For a local act in a support slot the Captain’s Rest is surprisingly full. With many of the audience seated on the floor right up to the stage the mood is intimate but electric. From the moment the band take the stage you feel as if you’ve stumbled upon something very special cocooned away from the world outside.

Seated centre stage behind a table laden with sequencers, drum machines and loop pedals, Lewis ‘Yahweh’ Cook weaves melodies, clicks and beats around his delicate songs while his bandmates watch his every move, their accompaniment floating behind his voice and guitar. The set is heavy on new material – a taster of his forthcoming second album – and without any huge leaps in any direction it is reassuringly several steps ahead of everything he has done before, particularly in terms of his lyrics. On his new single a stream of dreamy and wordy imagery gives way to a stab at its own ridiculousness with the kiss off line “I guess that’s what happens when you study a degree in philosophy.” It’s refreshingly self-deprecating and brings a smile to the assembled faces.

Given that his debut album Tug Of Love was very much a solo piece and, for all its live instrumentation, almost claustrophobic in its production, I was sceptical about how he would recreate his sound live. But on the whole it works. Where things do become a little ramshackle it adds to the overall atmosphere rather than falling flat. The drone of violin and melodica wheezing to and fro builds walls of sound so thin it seems they might crumple at any second.

While the band hold it together well, their set is at its best when combined with Lewis’ electronic side. The intricacies of his programming, his restrained use of effects and the raw beats somehow just work with his folkie song writing, both touching and absorbing at the same time.

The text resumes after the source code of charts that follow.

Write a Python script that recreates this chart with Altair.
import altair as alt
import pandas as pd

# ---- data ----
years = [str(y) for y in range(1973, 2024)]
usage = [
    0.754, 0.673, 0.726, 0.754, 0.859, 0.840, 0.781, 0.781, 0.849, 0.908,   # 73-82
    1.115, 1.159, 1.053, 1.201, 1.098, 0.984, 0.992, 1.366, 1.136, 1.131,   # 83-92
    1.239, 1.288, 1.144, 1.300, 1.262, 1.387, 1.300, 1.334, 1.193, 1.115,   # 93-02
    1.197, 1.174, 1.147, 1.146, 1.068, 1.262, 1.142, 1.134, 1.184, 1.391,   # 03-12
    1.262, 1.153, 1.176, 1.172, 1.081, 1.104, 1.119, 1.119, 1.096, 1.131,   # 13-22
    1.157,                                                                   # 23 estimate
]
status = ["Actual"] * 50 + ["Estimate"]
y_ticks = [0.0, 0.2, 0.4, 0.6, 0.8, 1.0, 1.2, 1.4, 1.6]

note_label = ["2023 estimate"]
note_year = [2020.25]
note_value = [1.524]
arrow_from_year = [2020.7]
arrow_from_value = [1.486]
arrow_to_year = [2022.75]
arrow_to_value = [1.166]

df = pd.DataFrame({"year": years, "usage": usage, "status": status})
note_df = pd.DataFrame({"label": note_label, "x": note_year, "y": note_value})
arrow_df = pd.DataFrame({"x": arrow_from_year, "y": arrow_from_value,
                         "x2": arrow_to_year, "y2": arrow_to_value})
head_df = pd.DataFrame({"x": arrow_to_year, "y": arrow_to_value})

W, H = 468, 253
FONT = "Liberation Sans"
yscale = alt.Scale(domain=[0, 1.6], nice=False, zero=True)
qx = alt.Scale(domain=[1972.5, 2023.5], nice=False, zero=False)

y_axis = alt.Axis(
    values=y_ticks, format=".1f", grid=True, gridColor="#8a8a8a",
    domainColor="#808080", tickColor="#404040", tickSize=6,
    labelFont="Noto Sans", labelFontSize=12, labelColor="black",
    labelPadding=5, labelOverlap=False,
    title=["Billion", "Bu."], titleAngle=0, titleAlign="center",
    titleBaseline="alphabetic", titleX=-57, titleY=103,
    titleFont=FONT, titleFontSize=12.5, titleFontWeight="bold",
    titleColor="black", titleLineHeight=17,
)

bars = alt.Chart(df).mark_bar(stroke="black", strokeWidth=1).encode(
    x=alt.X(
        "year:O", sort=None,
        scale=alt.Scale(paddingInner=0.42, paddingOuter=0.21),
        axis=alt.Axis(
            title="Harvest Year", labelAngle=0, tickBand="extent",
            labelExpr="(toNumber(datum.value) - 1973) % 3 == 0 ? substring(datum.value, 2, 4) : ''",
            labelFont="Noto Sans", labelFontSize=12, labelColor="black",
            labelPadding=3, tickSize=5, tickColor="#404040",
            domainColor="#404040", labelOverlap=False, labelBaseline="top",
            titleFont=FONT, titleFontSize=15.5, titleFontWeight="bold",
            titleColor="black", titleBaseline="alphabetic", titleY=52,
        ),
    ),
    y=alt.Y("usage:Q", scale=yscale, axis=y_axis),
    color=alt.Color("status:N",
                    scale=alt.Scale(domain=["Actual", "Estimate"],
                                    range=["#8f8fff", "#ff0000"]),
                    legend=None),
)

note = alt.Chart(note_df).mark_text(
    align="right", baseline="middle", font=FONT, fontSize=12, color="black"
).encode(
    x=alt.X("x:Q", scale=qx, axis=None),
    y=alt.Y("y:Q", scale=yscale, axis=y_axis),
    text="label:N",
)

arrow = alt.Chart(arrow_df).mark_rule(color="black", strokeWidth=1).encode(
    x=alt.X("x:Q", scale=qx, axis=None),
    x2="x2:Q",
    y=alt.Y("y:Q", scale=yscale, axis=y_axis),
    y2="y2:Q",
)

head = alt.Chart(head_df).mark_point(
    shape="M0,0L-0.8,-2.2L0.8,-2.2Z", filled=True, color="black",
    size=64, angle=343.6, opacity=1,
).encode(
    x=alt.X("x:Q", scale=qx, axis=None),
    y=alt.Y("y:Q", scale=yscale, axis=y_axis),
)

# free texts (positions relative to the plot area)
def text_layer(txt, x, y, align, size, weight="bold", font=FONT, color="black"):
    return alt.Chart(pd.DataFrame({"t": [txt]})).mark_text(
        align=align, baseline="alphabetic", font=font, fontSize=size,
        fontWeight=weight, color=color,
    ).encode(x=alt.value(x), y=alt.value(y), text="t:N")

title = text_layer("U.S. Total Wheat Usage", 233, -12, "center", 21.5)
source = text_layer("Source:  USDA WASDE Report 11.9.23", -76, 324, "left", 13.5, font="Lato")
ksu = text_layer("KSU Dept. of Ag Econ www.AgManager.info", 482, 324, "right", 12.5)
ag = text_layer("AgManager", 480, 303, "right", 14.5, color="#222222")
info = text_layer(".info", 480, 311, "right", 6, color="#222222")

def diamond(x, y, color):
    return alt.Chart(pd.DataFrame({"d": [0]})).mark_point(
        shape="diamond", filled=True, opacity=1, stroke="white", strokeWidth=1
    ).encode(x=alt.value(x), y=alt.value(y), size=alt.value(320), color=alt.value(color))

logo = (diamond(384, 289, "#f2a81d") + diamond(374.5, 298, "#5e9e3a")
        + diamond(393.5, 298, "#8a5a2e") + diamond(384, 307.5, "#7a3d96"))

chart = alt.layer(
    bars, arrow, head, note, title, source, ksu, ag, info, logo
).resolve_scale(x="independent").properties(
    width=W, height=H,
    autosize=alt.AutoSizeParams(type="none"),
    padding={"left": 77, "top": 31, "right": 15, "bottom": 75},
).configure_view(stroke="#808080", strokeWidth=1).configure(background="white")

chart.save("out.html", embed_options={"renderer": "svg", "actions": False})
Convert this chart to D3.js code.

While so many Scottish artists fall so easily into dirge by keeping the emotion levels at full throttle, Yahweh sidesteps this quite deftly, drawing you in with the inventiveness of his arrangements. More than anything tonight you are struck by the sheer talent in this man. With something of a Scottish Sparklehorse about him Yahweh has a bright future in the very particular groove he is carving out for himself. I’m sure the best has yet to come.